Geçen gün çok izlenen bir tv kanalının ana haberlerini izlerken verilen bir haber beni şaşırttı ve aslında düşündürdü de. Haber sevimli afacanlar başlığıyla verildi ve durum şöyle;
Bir apartman sakini sürekli ziline basılması ve kapıyı açtığında kimsenin olmamasından komşu çocukların yaramazlık yaptığını tahmin ediyor. Suçüstü yapmak içinde elinde kamerası ile kapının arkasında beklemeye başlıyor. Zil tekrar çalındığında kapıyı anında açıyor ve çocukları kaçmak üzere halde iken görüyor. Çocuklara ne yapıyorsunuz böyle diyor. Afacan çocuklar ise “abi biz bir şey yapmadık, başka çocuklar zilinize basıp kaçtı bizde onlara bakıyorduk diye kıvırmaya çalışıyorlar. Olanları görüntüleyen ev sahibi tamam diyor çocuklarda kaçışıyorlar.
Haber sansürsüz bir şekilde “bakın Sevimli afacanların yaptığına” diye yayınlanıyor. Çocukların panikle yaramazlıklarını örtmeye çalışmaları gerçekten komik ama bir haber kanalının bunu yayınlaması doğru mu? Çocukların yaptığı bazı yaramazlıkları görmezden gelmek yerine gülmek,, eğlenmek alkışlamak ya da alenen ilan edip ayıplamak ne kadar doğru bundan bahsetmek istiyorum.

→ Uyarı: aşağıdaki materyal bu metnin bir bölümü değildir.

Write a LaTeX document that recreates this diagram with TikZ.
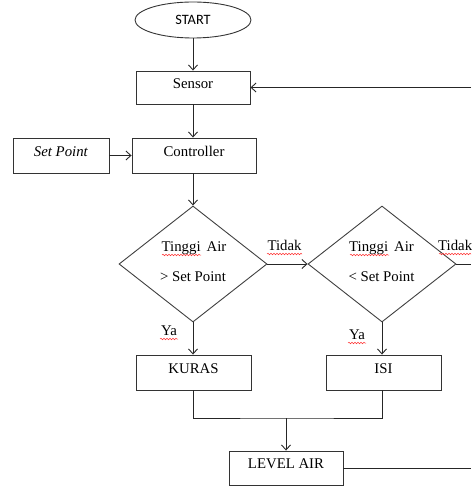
\documentclass[tikz,border=0pt]{standalone}
\usepackage{fontspec}
\setmainfont{Liberation Serif}
\newfontfamily\startfont{Carlito}
\usetikzlibrary{shapes.geometric,arrows.meta,decorations.pathmorphing}
\begin{document}
\begin{tikzpicture}[x=1pt,y=-1pt,
  every node/.style={font=\fontsize{14.8}{18}\selectfont},
  box/.style={draw=black!80, line width=0.9pt, rectangle, inner sep=0pt, text height=10pt, text depth=8pt},
  startnode/.style={draw=black!80, line width=0.9pt, ellipse, inner sep=0pt, minimum width=116pt, minimum height=36pt, font=\startfont\fontsize{14.3}{16}\selectfont},
  dia/.style={draw=black!75, line width=0.9pt, diamond, inner sep=0pt, minimum width=148pt, minimum height=116pt},
  line/.style={draw=black!85, line width=0.9pt},
  arr/.style={line, -{Straight Barb[length=5pt,width=9pt,line width=0.9pt]}},
  lbl/.style={inner sep=0pt, anchor=base},
  wavy/.style={draw=red!80, line width=0.5pt, decorate, decoration={snake, segment length=3pt, amplitude=0.8pt}}
]
\useasboundingbox (0,0) rectangle (471,486);

\node[startnode] (start) at (193,20) {START};
\node[box, minimum width=114pt, minimum height=33pt] (sensor) at (193,87.5) {Sensor};
\node[box, minimum width=96pt, minimum height=35pt] (sp) at (61,155.5) {\textit{Set Point}};
\node[box, minimum width=124pt, minimum height=35pt] (ctrl) at (194,155.5) {Controller};
\node[dia] (d1) at (193,264) {};
\node[dia] (d2) at (382,264) {};
\node[box, minimum width=115pt, minimum height=35pt] (kuras) at (193.5,372.5) {KURAS};
\node[box, minimum width=115pt, minimum height=35pt] (isi) at (383.5,372.5) {ISI};
\node[box, minimum width=114pt, minimum height=34pt, text depth=9pt] (level) at (286,468) {LEVEL AIR};

\node[lbl] (d1a) at (194,251) {Tinggi\hspace{6pt}Air};
\node[lbl] (d1b) at (193,281) {> Set Point};
\node[lbl] (d2a) at (381.5,251) {Tinggi\hspace{6pt}Air};
\node[lbl] (d2b) at (381.5,281) {< Set Point};

\node[lbl] (tidak1) at (284.5,250) {Tidak};
\node[lbl, anchor=base west] (tidak2) at (438,250) {Tidak};
\node[lbl] (ya1) at (169,335) {Ya};
\node[lbl] (ya2) at (357,339) {Ya};

\draw[wavy] (162,255) -- (201,255);
\draw[wavy] (350,255) -- (389,255);
\draw[wavy] (267,254) -- (302,254);
\draw[wavy] (439,254) -- (471,254);
\draw[wavy] (160,339) -- (178,339);
\draw[wavy] (348,343) -- (366,343);

\coordinate (j) at (286,418);
\coordinate (eR0) at (471,87.5);
\coordinate (eR1) at (471,264);
\coordinate (eR2) at (471,468);

\draw[arr] (start.south) -- (sensor.north);
\draw[arr] (sensor.south) -- (sensor.south |- ctrl.north);
\draw[arr] (sp.east) -- (ctrl.west);
\draw[arr] (ctrl.south -| d1.north) -- (d1.north);
\draw[arr] (d1.east) -- (d2.west);
\draw[line] (d2.east) -- (eR1);
\draw[arr] (d1.south) -- (d1.south |- kuras.north);
\draw[arr] (d2.south) -- (d2.south |- isi.north);
\draw[line] (d1.south |- kuras.south) |- (j) -| (d2.south |- isi.south);
\draw[arr] (j) -- (level.north);
\draw[line] (level.east) -- (eR2);
\draw[arr] (eR0) -- (sensor.east);
\end{tikzpicture}
\end{document}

Habere konu olan durum yetişkinler tarafından anlayışla karşılanması gereken ve çocukların başkalarını rahatsız etmemeyi ve toplumsal kuralları öğrenmeleri açısından da uyarı almaları gereken bir durum. Ancak ayıplarının ilan edilmesi ya da böyle bir yaramazlık yaptıkları için “sevimliler” sıfatını almaları gereken bir durum değil. Maalesef bu gibi durumlar aile içerisinde de çok fazla yaşanabiliyor ve çocukların ahlaki gelişimi hataları karşısında ki ebeveynlerin tavrı ile büyük ölçüde şekilleniyor.

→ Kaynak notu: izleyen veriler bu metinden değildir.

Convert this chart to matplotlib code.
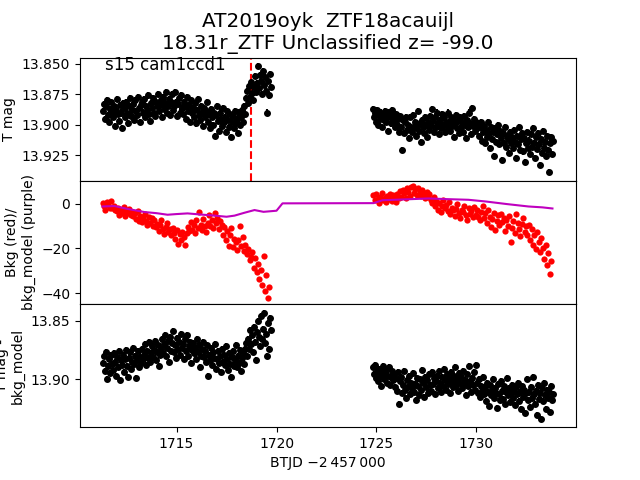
import numpy as np
import matplotlib
matplotlib.use("Agg")
import matplotlib.pyplot as plt
from matplotlib.ticker import MultipleLocator


title = "AT2019oyk  ZTF18acauijl\n18.31r_ZTF Unclassified z= -99.0"
ccd_label = "s15 cam1ccd1"
event_time = 1718.74

# time ranges of the two orbits (BTJD)
seg1_start, seg1_end = 1711.30, 1719.70
seg2_start, seg2_end = 1724.85, 1733.85
bkg1_start, bkg1_end = 1711.30, 1719.63
bkg2_start, bkg2_end = 1724.85, 1733.74

# T mag, orbit 1
tmag1 = [
    13.889, 13.883, 13.895, 13.885, 13.880, 13.892, 13.898, 13.887, 13.881, 13.890,
    13.894, 13.885, 13.901, 13.888, 13.879, 13.891, 13.897, 13.884, 13.890, 13.903,
    13.882, 13.886, 13.894, 13.881, 13.890, 13.899, 13.885, 13.878, 13.893, 13.888,
    13.883, 13.896, 13.880, 13.889, 13.892, 13.877, 13.886, 13.898, 13.884, 13.881,
    13.890, 13.879, 13.894, 13.885, 13.888, 13.876, 13.891, 13.897, 13.882, 13.886,
    13.878, 13.890, 13.893, 13.881, 13.885, 13.875, 13.889, 13.884, 13.880, 13.894,
    13.877, 13.887, 13.882, 13.873, 13.890, 13.885, 13.879, 13.892, 13.881, 13.875,
    13.888, 13.885, 13.873, 13.881, 13.893, 13.883, 13.878, 13.890, 13.876, 13.886,
    13.891, 13.881, 13.885, 13.895, 13.877, 13.889, 13.884, 13.898, 13.880, 13.890,
    13.886, 13.894, 13.882, 13.899, 13.888, 13.879, 13.892, 13.896, 13.885, 13.890,
    13.901, 13.886, 13.894, 13.889, 13.881, 13.898, 13.891, 13.903, 13.887, 13.894,
    13.900, 13.890, 13.909, 13.892, 13.885, 13.897, 13.905, 13.890, 13.895, 13.901,
    13.886, 13.898, 13.894, 13.906, 13.889, 13.896, 13.902, 13.891, 13.910, 13.898,
    13.893, 13.903, 13.889, 13.899, 13.895, 13.907, 13.890, 13.900, 13.894, 13.888,
    13.898, 13.885, 13.891, 13.878, 13.872, 13.882, 13.868, 13.877, 13.865, 13.874,
    13.880, 13.869, 13.860, 13.873, 13.866, 13.852, 13.870, 13.859, 13.864, 13.875,
    13.856, 13.867, 13.861, 13.872, 13.890, 13.864, 13.876, 13.858, 13.869,
]

# T mag, orbit 2
tmag2 = [
    13.887, 13.894, 13.890, 13.898, 13.888, 13.900, 13.892, 13.895, 13.890, 13.902,
    13.891, 13.896, 13.889, 13.898, 13.894, 13.905, 13.890, 13.894, 13.899, 13.888,
    13.897, 13.893, 13.902, 13.891, 13.900, 13.895, 13.906, 13.893, 13.902, 13.921,
    13.896, 13.907, 13.898, 13.894, 13.904, 13.900, 13.911, 13.894, 13.902, 13.906,
    13.892, 13.903, 13.898, 13.909, 13.901, 13.889, 13.905, 13.899, 13.914, 13.896,
    13.902, 13.907, 13.894, 13.900, 13.910, 13.898, 13.904, 13.893, 13.901, 13.887,
    13.897, 13.906, 13.894, 13.902, 13.890, 13.899, 13.908, 13.896, 13.903, 13.891,
    13.900, 13.894, 13.906, 13.898, 13.902, 13.890, 13.898, 13.905, 13.894, 13.901,
    13.896, 13.910, 13.899, 13.892, 13.903, 13.897, 13.907, 13.894, 13.902, 13.898,
    13.906, 13.893, 13.900, 13.911, 13.896, 13.902, 13.890, 13.899, 13.908, 13.886,
    13.901, 13.895, 13.905, 13.898, 13.903, 13.900, 13.909, 13.902, 13.898, 13.913,
    13.906, 13.901, 13.915, 13.904, 13.910, 13.898, 13.907, 13.919, 13.902, 13.912,
    13.906, 13.926, 13.903, 13.914, 13.908, 13.900, 13.916, 13.905, 13.911, 13.929,
    13.907, 13.915, 13.902, 13.918, 13.909, 13.912, 13.923, 13.906, 13.915, 13.910,
    13.919, 13.904, 13.914, 13.927, 13.909, 13.916, 13.902, 13.921, 13.912, 13.907,
    13.922, 13.911, 13.931, 13.915, 13.906, 13.919, 13.913, 13.924, 13.908, 13.918,
    13.903, 13.915, 13.927, 13.910, 13.920, 13.907, 13.916, 13.933, 13.912, 13.923,
    13.905, 13.919, 13.914, 13.926, 13.909, 13.921, 13.939, 13.915, 13.910, 13.924,
    13.913,
]

# background flux (red points)
bkg1 = [
    0.5, -1.2, -2.8, 0.9, -0.4, -2.1, 1.2, -1.7, -0.8, -2.6,
    -3.4, -1.8, -4.9, -2.7, -3.9, -1.6, -5.3, -3.1, -4.2, -2.4,
    -4.8, -3.6, -5.5, -4.1, -6.8, -3.2, -7.5, -5.4, -8.3, -6.1,
    -4.6, -7.9, -9.4, -5.8, -8.7, -6.5, -9.8, -7.2, -10.6, -8.9,
    -12.1, -9.7, -7.4, -11.3, -13.5, -10.2, -8.6, -12.8, -11.5, -14.1,
    -10.7, -12.9, -15.6, -11.8, -17.9, -13.4, -16.2, -12.5, -14.8, -18.5,
    -13.1, -10.4, -12.2, -8.1, -11.6, -9.3, -13.0, -7.4, -10.8, -3.5,
    -9.6, -11.9, -6.8, -10.1, -12.6, -8.4, -5.2, -9.9, -7.1, -10.7,
    -4.1, -8.8, -6.3, -11.2, -7.7, -9.5, -13.8, -10.6, -16.4, -12.3,
    -18.7, -14.2, -11.0, -19.4, -15.8, -17.3, -20.6, -16.1, -9.8, -19.0,
    -14.9, -21.2, -18.4, -22.7, -20.1, -25.3, -23.8, -21.5, -28.6, -24.2,
    -30.4, -27.1, -33.5, -29.8, -36.2, -23.4, -38.9, -31.7, -42.4, -37.5,
]

bkg2 = [
    3.8, 1.5, 4.6, 2.2, 0.3, 3.1, 4.9, 1.8, 2.7, 0.6,
    3.5, 2.0, 4.2, 1.1, 3.9, 2.5, 0.9, 4.4, 2.8, 5.6,
    3.2, 6.1, 4.7, 2.4, 6.9, 5.3, 3.6, 7.4, 7.8, 5.0,
    6.5, 4.1, 7.2, 5.8, 3.3, 6.0, 4.8, 2.6, 5.5, 3.0,
    4.3, 1.9, 0.4, 2.9, -1.2, 1.4, -2.6, 0.2, -3.8, -0.9,
    1.7, -2.1, -0.5, -3.4, 0.6, -4.7, -1.8, -3.0, -5.6, -2.4,
    -0.3, -4.1, -6.2, -2.9, -3.7, -1.1, -5.2, -7.3, -2.0, -4.5,
    -3.2, -6.0, -1.5, -4.8, -2.7, -5.9, -7.4, -3.6, -1.0, -6.5,
    -4.2, -8.6, -2.8, -5.7, -10.3, -6.9, -3.9, -11.8, -7.6, -5.1,
    -9.4, -4.6, -8.0, -6.3, -12.0, -7.1, -9.8, -5.5, -17.0, -10.9,
    -7.8, -13.2, -4.4, -8.7, -11.5, -14.6, -9.1, -6.2, -12.7, -10.0,
    -13.9, -9.3, -16.1, -11.4, -18.5, -14.0, -20.3, -12.6, -17.2, -21.8,
    -15.4, -19.7, -24.9, -18.3, -27.6, -22.1, -31.5, -25.8,
]

# background model (purple line)
model_t = [1711.3, 1711.9, 1712.5, 1713.4, 1714.0, 1714.55, 1715.0, 1715.55,
           1716.2, 1716.9, 1717.5, 1717.9, 1718.4, 1718.9, 1719.35, 1720.0,
           1720.3, 1724.85, 1725.3, 1726.5, 1727.6, 1728.5, 1729.6, 1730.5,
           1731.5, 1732.6, 1733.3, 1733.8]
model_bkg = [-1.2, -1.0, -2.2, -3.7, -4.2, -4.9, -4.6, -4.3,
             -4.8, -5.3, -5.8, -5.3, -4.0, -2.8, -3.6, -3.1,
             0.2, 0.3, 1.6, 2.0, 2.4, 2.1, 1.8, 1.0,
             -0.1, -1.2, -1.6, -2.1]

# T mag - bkg_model, orbit 1
corr1 = [
    13.886, 13.880, 13.893, 13.877, 13.900, 13.889, 13.883, 13.895, 13.879, 13.887,
    13.892, 13.878, 13.885, 13.897, 13.881, 13.890, 13.876, 13.901, 13.884, 13.888,
    13.879, 13.894, 13.883, 13.875, 13.889, 13.898, 13.882, 13.877, 13.891, 13.885,
    13.873, 13.887, 13.880, 13.899, 13.884, 13.876, 13.890, 13.881, 13.886, 13.874,
    13.883, 13.879, 13.870, 13.888, 13.876, 13.882, 13.868, 13.885, 13.878, 13.872,
    13.881, 13.875, 13.867, 13.884, 13.877, 13.871, 13.889, 13.879, 13.874, 13.866,
    13.878, 13.870, 13.862, 13.880, 13.873, 13.867, 13.885, 13.864, 13.876, 13.869,
    13.859, 13.877, 13.871, 13.882, 13.865, 13.874, 13.868, 13.879, 13.861, 13.873,
    13.870, 13.883, 13.866, 13.876, 13.862, 13.880, 13.872, 13.868, 13.886, 13.875,
    13.869, 13.878, 13.873, 13.883, 13.866, 13.877, 13.871, 13.890, 13.880, 13.874,
    13.868, 13.881, 13.876, 13.885, 13.871, 13.897, 13.879, 13.884, 13.873, 13.888,
    13.877, 13.882, 13.870, 13.891, 13.883, 13.876, 13.886, 13.880, 13.894, 13.874,
    13.885, 13.879, 13.888, 13.872, 13.883, 13.892, 13.878, 13.887, 13.898, 13.881,
    13.876, 13.889, 13.884, 13.871, 13.890, 13.880, 13.886, 13.875, 13.893, 13.882,
    13.878, 13.887, 13.874, 13.869, 13.880, 13.866, 13.874, 13.858, 13.870, 13.862,
    13.877, 13.855, 13.868, 13.884, 13.860, 13.850, 13.864, 13.872, 13.846, 13.866,
    13.857, 13.843, 13.869, 13.861, 13.880, 13.852, 13.874, 13.848, 13.858,
]

# T mag - bkg_model, orbit 2
corr2 = [
    13.890, 13.896, 13.888, 13.899, 13.893, 13.902, 13.891, 13.897, 13.906, 13.894,
    13.889, 13.900, 13.895, 13.892, 13.903, 13.897, 13.890, 13.905, 13.898, 13.893,
    13.901, 13.896, 13.907, 13.899, 13.910, 13.894, 13.921, 13.902, 13.898, 13.912,
    13.905, 13.893, 13.909, 13.916, 13.901, 13.907, 13.897, 13.913, 13.903, 13.908,
    13.895, 13.911, 13.904, 13.918, 13.899, 13.906, 13.914, 13.900, 13.909, 13.892,
    13.903, 13.915, 13.898, 13.907, 13.901, 13.912, 13.896, 13.905, 13.910, 13.894,
    13.904, 13.899, 13.913, 13.902, 13.897, 13.908, 13.893, 13.903, 13.911, 13.898,
    13.906, 13.891, 13.901, 13.909, 13.896, 13.904, 13.899, 13.912, 13.894, 13.902,
    13.907, 13.897, 13.890, 13.905, 13.900, 13.910, 13.895, 13.903, 13.898, 13.908,
    13.893, 13.904, 13.901, 13.914, 13.896, 13.906, 13.889, 13.902, 13.911, 13.899,
    13.905, 13.894, 13.909, 13.888, 13.903, 13.912, 13.900, 13.915, 13.906, 13.910,
    13.898, 13.913, 13.907, 13.919, 13.903, 13.911, 13.923, 13.905, 13.914, 13.909,
    13.900, 13.916, 13.908, 13.912, 13.925, 13.904, 13.913, 13.918, 13.902, 13.910,
    13.917, 13.906, 13.921, 13.911, 13.899, 13.914, 13.908, 13.920, 13.912, 13.905,
    13.916, 13.910, 13.922, 13.907, 13.913, 13.903, 13.919, 13.911, 13.926, 13.906,
    13.915, 13.909, 13.929, 13.912, 13.900, 13.918, 13.911, 13.924, 13.907, 13.916,
    13.898, 13.913, 13.921, 13.910, 13.931, 13.905, 13.917, 13.912, 13.934, 13.908,
    13.919, 13.903, 13.914, 13.926, 13.909, 13.916, 13.911, 13.928, 13.906, 13.918,
    13.913,
]

mag_err = 0.0025


t1 = np.linspace(seg1_start, seg1_end, len(tmag1))
t2 = np.linspace(seg2_start, seg2_end, len(tmag2))
tb1 = np.linspace(bkg1_start, bkg1_end, len(bkg1))
tb2 = np.linspace(bkg2_start, bkg2_end, len(bkg2))

fig, axes = plt.subplots(3, 1, sharex=True, figsize=(6.4, 4.8), dpi=100)
plt.subplots_adjust(hspace=0)

# top: light curve
ax = axes[0]
for t, m in [(t1, tmag1), (t2, tmag2)]:
    ax.errorbar(t, m, yerr=mag_err, fmt="o", color="k", ms=4,
                elinewidth=1.5, capsize=0)
ax.axvline(event_time, color="r", ls="--", lw=1.5)
ax.invert_yaxis()
ax.yaxis.set_major_locator(MultipleLocator(0.025))
ax.set_ylabel("T mag")
ax.text(0.05, 0.9, ccd_label, transform=ax.transAxes, fontsize=12)
ax.set_title(title, fontsize="x-large")

# middle: background and model
ax = axes[1]
ax.plot(tb1, bkg1, "o", color="r", ms=4.5, mew=0)
ax.plot(tb2, bkg2, "o", color="r", ms=4.5, mew=0)
ax.plot(model_t, model_bkg, color="m", lw=1.5)
ax.set_ylabel("Bkg (red)/\nbkg_model (purple)")

# bottom: light curve minus background model
ax = axes[2]
for t, m in [(t1, corr1), (t2, corr2)]:
    ax.errorbar(t, m, yerr=mag_err, fmt="o", color="k", ms=4,
                elinewidth=1.5, capsize=0)
ax.invert_yaxis()
ax.yaxis.set_major_locator(MultipleLocator(0.05))
ax.set_ylabel("T mag -\nbkg_model")
ax.set_xlabel("BTJD \u22122\u2009457\u2009000")

plt.savefig("out.png", dpi=100)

Emsal olayda yaramazlık yapan ve yakalandığı için yalan söyleyen çocuklar sevimliler olarak ilan edildi ve gülümseme sebebi olarak sunuldular. Belki aileleri tarafından da” bizimkiler TV deydi diye gurur sebebi oldular. Yani çocuklar komşularını rahatsız edip yalan söylemeleri karşısında ödüllendirildiler. Bunun tam terside olabilirdi. Tv olayı “yaramazlıklarıyla bıktıran çocuklar” diye de verebilirdi. Aile de çocuklarına “saygısızlığınla bizi utandırdın, üstelik yalanda söylemişsin bak herkes izledi” diyebilirdi. O zamanda bir hata yaptıkları için çocuklar büyük bir özgüven kaybı yaşayabilir sosyal yönden yetersizlik problemi ile karşılaşabilirlerdi.

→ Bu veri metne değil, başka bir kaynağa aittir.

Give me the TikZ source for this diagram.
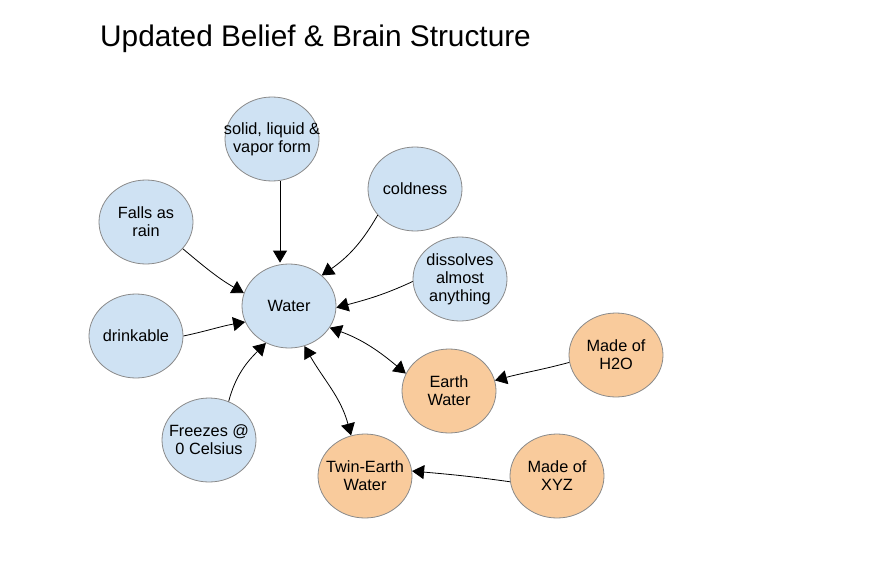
\documentclass[tikz,border=0pt]{standalone}
\usepackage{fontspec}
\setmainfont{Liberation Sans}
\usetikzlibrary{shapes.geometric,arrows.meta}
\definecolor{bluefill}{HTML}{CFE2F3}
\definecolor{orangefill}{HTML}{F9CB9C}
\definecolor{bordergray}{HTML}{8A8A8A}
\tikzset{
  belief/.style={ellipse, draw=bordergray, line width=0.8pt, minimum width=94pt, minimum height=84pt, inner sep=0pt},
  txt/.style={align=center, inner sep=0pt, font=\fontsize{16.3}{18}\selectfont},
  bluenode/.style={belief, fill=bluefill, label={[txt]center:#1}},
  orangenode/.style={belief, fill=orangefill, label={[txt]center:#1}},
  link/.style={draw=black, line width=0.8pt, -{Triangle[length=12pt,width=14pt]}},
  twolink/.style={draw=black, line width=0.8pt, {Triangle[length=12pt,width=14pt]}-{Triangle[length=12pt,width=14pt]}}
}
\begin{document}
\begin{tikzpicture}[x=1pt,y=-1pt]
\useasboundingbox[fill=white] (0,0) rectangle (885,567);
\node[anchor=base west, font=\fontsize{29.8}{34}\selectfont, inner sep=0pt] (title) at (100,47) {Updated Belief \& Brain Structure};
\node[bluenode={Water}] (water) at (289,306) {};
\node[bluenode={solid, liquid \&\\vapor form}] (solid) at (272,139) {};
\node[bluenode={coldness}] (cold) at (415,189) {};
\node[bluenode={dissolves\\almost\\anything}] (diss) at (460,279) {};
\node[bluenode={Falls as\\rain}] (rain) at (146,222) {};
\node[bluenode={drinkable}] (drink) at (136,336) {};
\node[bluenode={Freezes @\\0 Celsius}] (freeze) at (209,440) {};
\node[orangenode={Earth\\Water}] (earth) at (449,391) {};
\node[orangenode={Twin-Earth\\Water}] (twin) at (365,476) {};
\node[orangenode={Made of\\H2O}] (h2o) at (616,355) {};
\node[orangenode={Made of\\XYZ}] (xyz) at (557,476) {};
\draw[link] ([xshift=8pt]solid.south) -- ([xshift=-9pt,yshift=1pt]water.north);
\draw[link] (rain.-36) to[out=-40,in=150] (water.164);
\draw[link] (cold.215) to[out=-120,in=35] (water.43);
\draw[link] (diss.183) to[out=-155,in=15] (water.-2);
\draw[link] (drink.0) to[out=12,in=190] (water.200);
\draw[link] (freeze.63) to[out=75,in=225] (water.238);
\draw[twolink] (water.-28) to[out=-20,in=140] (earth.158);
\draw[twolink] (water.-69) to[out=-60,in=105] (twin.109);
\draw[link] (h2o.189) to[out=195,in=15] (earth.13);
\draw[link] (xyz.187) to[out=172,in=-5] (twin.6);
\end{tikzpicture}
\end{document}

Oysaki bu ve benzeri olaylar karşısında yapılması gereken, çocuğun çocukluğu ile empati kurup bu hareketi başkasını rahatsız etmek adına değil de sadece eğlenmek için yaptığını anlayıp ayıplamadan sakince konuşabilmektir. Çocuğa “biliyorum sen komşumuzun hasta olabileceğini, ya da evde bir bebek olabileceğini ve zil sesinden korkup ağlayabileceğini düşünmeden yaptın ve komşumuzu yordun. Eğlence gülmek içindir ama bu durumda komşumuz gülmedi sadece rahatsız oldu, bir daha yapmayacağını düşünüyorum.” diyerek uyarmaktır.
Sonuç olarak aynı olaya toplumun ve ailelerin verdiği tepki değiştikçe çocukların ahlaki gelişimleri ve bunun getireceği psikolojileri değişecektir.